As I understand it, Rep. Paul regularly votes against any resolution that puts the U.S. Congress in the position of dictating how other governments should behave. He doesn’t think that Congress or the U.S. government as a whole has any business telling other states what they should be doing. Here is his statement opposing a resolution that condemned Iran for its post-election crackdown in 2009 (via Doherty):

I rise in reluctant opposition to H Res 560, which condemns the Iranian government for its recent actions during the unrest in that country. While I never condone violence, much less the violence that governments are only too willing to mete out to their own citizens, I am always very cautious about “condemning” the actions of governments overseas. As an elected member of the United States House of Representatives, I have always questioned our constitutional authority to sit in judgment of the actions of foreign governments of which we are not representatives [bold mine-DL]…..I have admired President Obama’s cautious approach to the situation in Iran and I would have preferred that we in the House had acted similarly.

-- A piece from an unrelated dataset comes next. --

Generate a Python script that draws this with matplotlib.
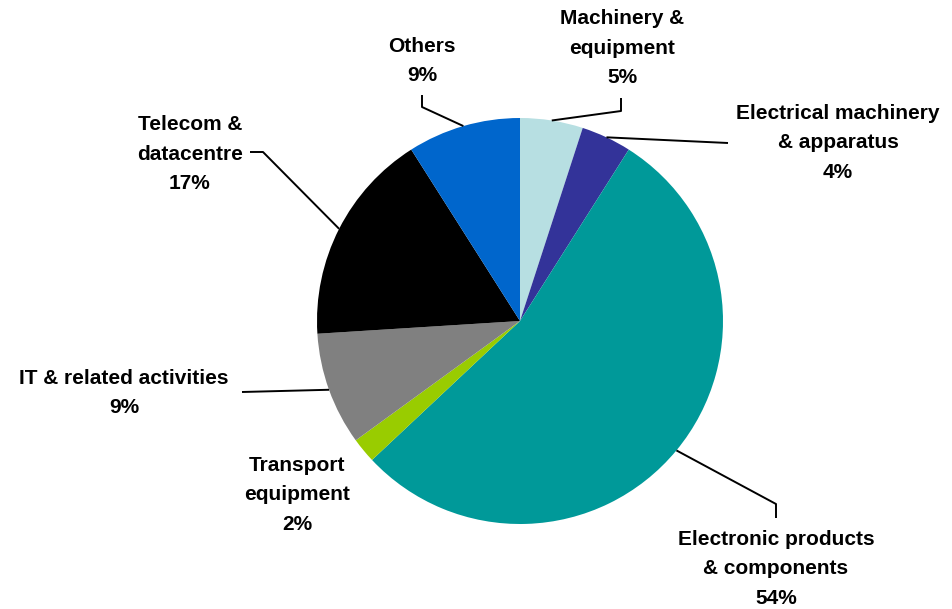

I adhere to the foreign policy of our Founders, who advised that we not interfere in the internal affairs of countries overseas. I believe that is the best policy for the United States, for our national security and for our prosperity. I urge my colleagues to reject this and all similar meddling resolutions.

I suppose one could object that symbolic resolutions that have no effect on policy do not represent “meddling” in the affairs of other states, but supporters of these resolutions must believe that they are some form of meddling. They wouldn’t bother to vote for them otherwise. It also can’t be stressed enough that these resolutions do nothing to help the dissidents in question, and the one thing they might achieve in the real world is that they provide the regimes that persecute them with another excuse to tar dissidents as disloyal or as agents of a foreign power. To the extent that these resolutions sour U.S. relations with other states or encourage antagonistic policies toward them, they are even less desirable.